Rise in construction demand for mineral products to be short-lived


Following a weak first half of 2019, construction market demand for mineral products, including aggregates, asphalt, ready-mixed concrete (RMC) and mortar, improved in 2019 Q3 compared to the previous quarter

Growth in mortar sales was the strongest, up 5.2% compared to 2019 Q2, followed by asphalt (4.1%), aggregates (2.7%) and RMC (1.4%).

However, this improvement has not been sufficient enough to lift the market performance for 2019. In the first 9 months of the year, markets for asphalt and mortar remained broadly flat compared to the same period in 2018, while sales of aggregates and RMC declined.

The Office for National Statistics (ONS) estimates that construction output increased by 2.6% over Jan-Aug 2019 compared to the same period in 2018, with growth driven by housebuilding and new infrastructure work.

Work on commercial sites continues to decline. Aggregates and RMC are used in any type of construction work, usually in the early stages of a construction project timeline. Therefore suggesting that recorded construction output reflects continuing activity on existing sites rather than new sites.

demand for mineral products
Sales volumes for mineral products

Highways England knock-on effect

Despite plentiful work planned on Highway England’s roads programme this year, asphalt sales volumes saw a marginal decline by 0.6% over Jan-Sept 2019 compared to the same period in 2018.

The Mineral Products Association (MPA) members continue to report significant delays to the Road Investment Strategy (RIS 1) delivery.

Highways England has indicated that 37 of the 112 projects set to be carried out over 2015-20 have now either been pushed back to 2020-25, or put on hold altogether for review.

Of the 75 remaining projects to be delivered by the end of FY2019/20, 30 are planned to start during the current financial year. Given past delivery records, the industry has little confidence in Highways England’s capability to ensure these projects are delivered as planned.

Similarly, the RMC market remains decisively weak and is heading for a third consecutive year of decline in 2019.

The demand for mineral products is closely tied to falling investment in commercial buildings, which has been impacted by the ever-increasing domestic uncertainty surrounding Brexit. It also reflects slower housebuilding activity in the capital.
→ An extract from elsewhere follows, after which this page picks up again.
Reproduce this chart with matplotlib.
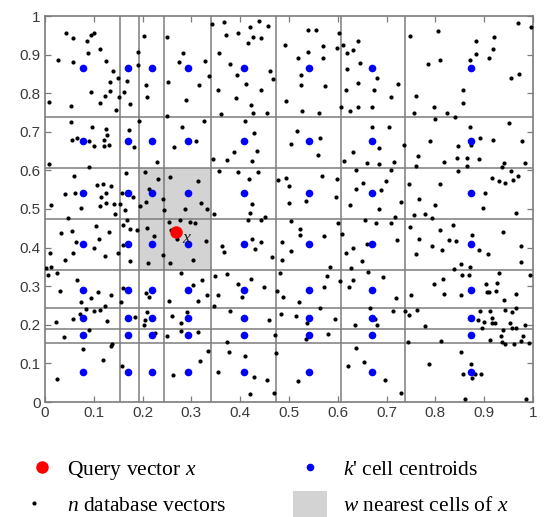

Mortar sales are an indicator of housebuilding activity. After a year of consecutive quarterly falls, mortar sales volumes resumed growth in 2019 Q3, up 5.2% compared to the previous quarter.

Yet again, the annual trend for 2019 remains weak: sales volumes increased by just 0.4% in the first 9 months of 2019 compared to the same period in 2018.

Forecasts for the market

Current construction forecasts suggest housebuilding will pick up again from 2020, given continued support from Government’s Help to Buy scheme. Weakness in the commercial sector is expected to remain until at least 2021, as investment is being hindered by Brexit negotiations.

If delivered as planned, major infrastructure projects in roads, rail and energy should boost demand for mineral products over the next few years, but concerns are rising over the delivery of these projects, notably in the rail and road subsectors.

The government-commissioned review into HS2 is likely to add further delays, whilst work on RIS1 looks unlikely to be delivered as planned.

Aurelie Delannoy, director of economic affairs at the MPA, said: “Government cannot overestimate the significance of the current infrastructure pipeline of work for both construction and its supply chain, and for the UK economy as a whole.

“At a time of great reckoning for the UK’s political and economic future, repairing local roads, building houses, schools, hospitals, and upgrading major rail and energy networks provide the means to lift both short-term and longer-term productivity and growth prospects. It is a great opportunity to put our own house in order.

“Regardless of any Brexit outcome, it is in the power of the UK government to ensure planned infrastructure investments are being delivered in a robust and timely manner.”